= Aim =
Retype word for word the first line of the listing and each line after it up to the line with "34, bottom: 201", with the pictures taken out.

= Supplied material =
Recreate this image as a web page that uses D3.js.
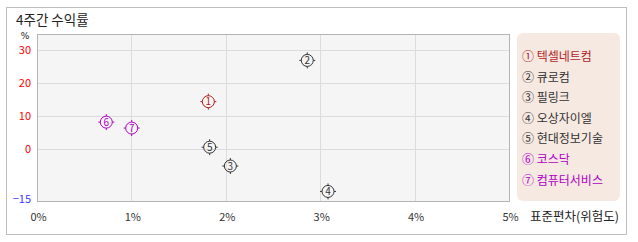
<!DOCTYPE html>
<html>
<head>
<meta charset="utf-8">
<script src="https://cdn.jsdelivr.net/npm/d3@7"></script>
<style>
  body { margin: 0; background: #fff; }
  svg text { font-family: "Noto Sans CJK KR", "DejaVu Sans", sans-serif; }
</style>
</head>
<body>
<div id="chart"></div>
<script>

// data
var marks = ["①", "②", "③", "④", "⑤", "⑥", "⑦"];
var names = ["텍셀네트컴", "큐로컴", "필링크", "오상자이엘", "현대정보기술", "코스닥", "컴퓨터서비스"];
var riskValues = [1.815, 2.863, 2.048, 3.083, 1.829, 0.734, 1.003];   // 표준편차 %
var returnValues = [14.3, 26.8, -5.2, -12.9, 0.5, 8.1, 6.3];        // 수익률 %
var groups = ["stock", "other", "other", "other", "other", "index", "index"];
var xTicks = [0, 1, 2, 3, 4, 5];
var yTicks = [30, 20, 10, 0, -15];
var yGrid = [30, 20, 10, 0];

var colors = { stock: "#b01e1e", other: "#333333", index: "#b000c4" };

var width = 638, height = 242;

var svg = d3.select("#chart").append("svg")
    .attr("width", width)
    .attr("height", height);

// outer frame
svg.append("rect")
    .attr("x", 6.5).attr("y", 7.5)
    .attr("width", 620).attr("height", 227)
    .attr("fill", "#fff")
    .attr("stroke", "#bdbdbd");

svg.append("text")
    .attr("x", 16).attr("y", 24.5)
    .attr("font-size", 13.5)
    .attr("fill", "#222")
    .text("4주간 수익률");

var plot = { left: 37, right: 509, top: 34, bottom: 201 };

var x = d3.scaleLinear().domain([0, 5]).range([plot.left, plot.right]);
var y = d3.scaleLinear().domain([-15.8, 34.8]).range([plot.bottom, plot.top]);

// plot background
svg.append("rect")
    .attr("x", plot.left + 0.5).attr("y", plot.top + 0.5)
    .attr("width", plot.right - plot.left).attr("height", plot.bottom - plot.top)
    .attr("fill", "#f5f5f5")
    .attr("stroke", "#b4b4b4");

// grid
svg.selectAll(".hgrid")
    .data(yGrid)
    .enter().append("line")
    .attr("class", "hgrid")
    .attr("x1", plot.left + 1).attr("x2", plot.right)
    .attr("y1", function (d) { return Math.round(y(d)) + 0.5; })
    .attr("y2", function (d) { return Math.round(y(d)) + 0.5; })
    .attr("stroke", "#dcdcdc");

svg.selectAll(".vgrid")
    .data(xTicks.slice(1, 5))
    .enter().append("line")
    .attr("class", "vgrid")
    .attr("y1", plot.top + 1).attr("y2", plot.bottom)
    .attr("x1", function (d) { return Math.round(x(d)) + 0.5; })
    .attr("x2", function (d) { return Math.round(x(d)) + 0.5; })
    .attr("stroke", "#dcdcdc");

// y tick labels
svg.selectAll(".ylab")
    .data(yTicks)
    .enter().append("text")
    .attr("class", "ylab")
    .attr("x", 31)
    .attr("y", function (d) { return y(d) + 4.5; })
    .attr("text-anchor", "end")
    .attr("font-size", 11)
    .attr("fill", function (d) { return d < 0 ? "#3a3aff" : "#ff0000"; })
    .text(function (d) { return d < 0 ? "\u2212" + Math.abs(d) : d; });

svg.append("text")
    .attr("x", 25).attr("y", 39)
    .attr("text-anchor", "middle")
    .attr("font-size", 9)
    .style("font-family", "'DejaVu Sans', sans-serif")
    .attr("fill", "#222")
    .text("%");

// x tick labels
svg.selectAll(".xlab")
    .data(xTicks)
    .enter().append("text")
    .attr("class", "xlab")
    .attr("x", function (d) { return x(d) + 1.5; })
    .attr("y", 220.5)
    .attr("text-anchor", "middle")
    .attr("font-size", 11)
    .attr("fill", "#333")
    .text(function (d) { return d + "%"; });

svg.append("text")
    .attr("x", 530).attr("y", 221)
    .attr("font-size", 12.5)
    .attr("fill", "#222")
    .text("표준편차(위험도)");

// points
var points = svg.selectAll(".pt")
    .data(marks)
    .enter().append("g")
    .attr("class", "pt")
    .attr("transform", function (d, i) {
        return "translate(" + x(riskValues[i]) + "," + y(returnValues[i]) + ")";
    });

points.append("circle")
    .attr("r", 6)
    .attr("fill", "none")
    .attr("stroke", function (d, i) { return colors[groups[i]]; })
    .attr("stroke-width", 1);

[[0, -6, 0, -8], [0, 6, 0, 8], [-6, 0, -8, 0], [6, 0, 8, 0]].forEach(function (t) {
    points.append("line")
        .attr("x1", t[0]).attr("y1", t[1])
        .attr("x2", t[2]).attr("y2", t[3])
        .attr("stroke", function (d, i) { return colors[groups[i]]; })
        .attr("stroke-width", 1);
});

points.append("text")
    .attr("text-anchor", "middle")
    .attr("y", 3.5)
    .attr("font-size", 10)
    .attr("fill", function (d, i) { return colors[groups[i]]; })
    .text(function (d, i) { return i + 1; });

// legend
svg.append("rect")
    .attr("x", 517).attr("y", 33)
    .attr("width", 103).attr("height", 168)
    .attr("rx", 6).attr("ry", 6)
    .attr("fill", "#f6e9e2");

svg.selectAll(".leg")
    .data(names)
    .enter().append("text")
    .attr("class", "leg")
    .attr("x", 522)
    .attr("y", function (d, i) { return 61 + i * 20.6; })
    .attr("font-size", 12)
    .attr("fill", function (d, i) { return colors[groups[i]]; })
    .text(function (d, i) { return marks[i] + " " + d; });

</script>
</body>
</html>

= Worked answer =
Recreate this image as a web page that uses D3.js.
<!DOCTYPE html>
<html>
<head>
<meta charset="utf-8">
<script src="https://cdn.jsdelivr.net/npm/d3@7"></script>
<style>
  body { margin: 0; background: #fff; }
  svg text { font-family: "Noto Sans CJK KR", "DejaVu Sans", sans-serif; }
</style>
</head>
<body>
<div id="chart"></div>
<script>

// data
var marks = ["①", "②", "③", "④", "⑤", "⑥", "⑦"];
var names = ["텍셀네트컴", "큐로컴", "필링크", "오상자이엘", "현대정보기술", "코스닥", "컴퓨터서비스"];
var riskValues = [1.815, 2.863, 2.048, 3.083, 1.829, 0.734, 1.003];   // 표준편차 %
var returnValues = [14.3, 26.8, -5.2, -12.9, 0.5, 8.1, 6.3];        // 수익률 %
var groups = ["stock", "other", "other", "other", "other", "index", "index"];
var xTicks = [0, 1, 2, 3, 4, 5];
var yTicks = [30, 20, 10, 0, -15];
var yGrid = [30, 20, 10, 0];

var colors = { stock: "#b01e1e", other: "#333333", index: "#b000c4" };

var width = 638, height = 242;

var svg = d3.select("#chart").append("svg")
    .attr("width", width)
    .attr("height", height);

// outer frame
svg.append("rect")
    .attr("x", 6.5).attr("y", 7.5)
    .attr("width", 620).attr("height", 227)
    .attr("fill", "#fff")
    .attr("stroke", "#bdbdbd");

svg.append("text")
    .attr("x", 16).attr("y", 24.5)
    .attr("font-size", 13.5)
    .attr("fill", "#222")
    .text("4주간 수익률");

var plot = { left: 37, right: 509, top: 34, bottom: 201 };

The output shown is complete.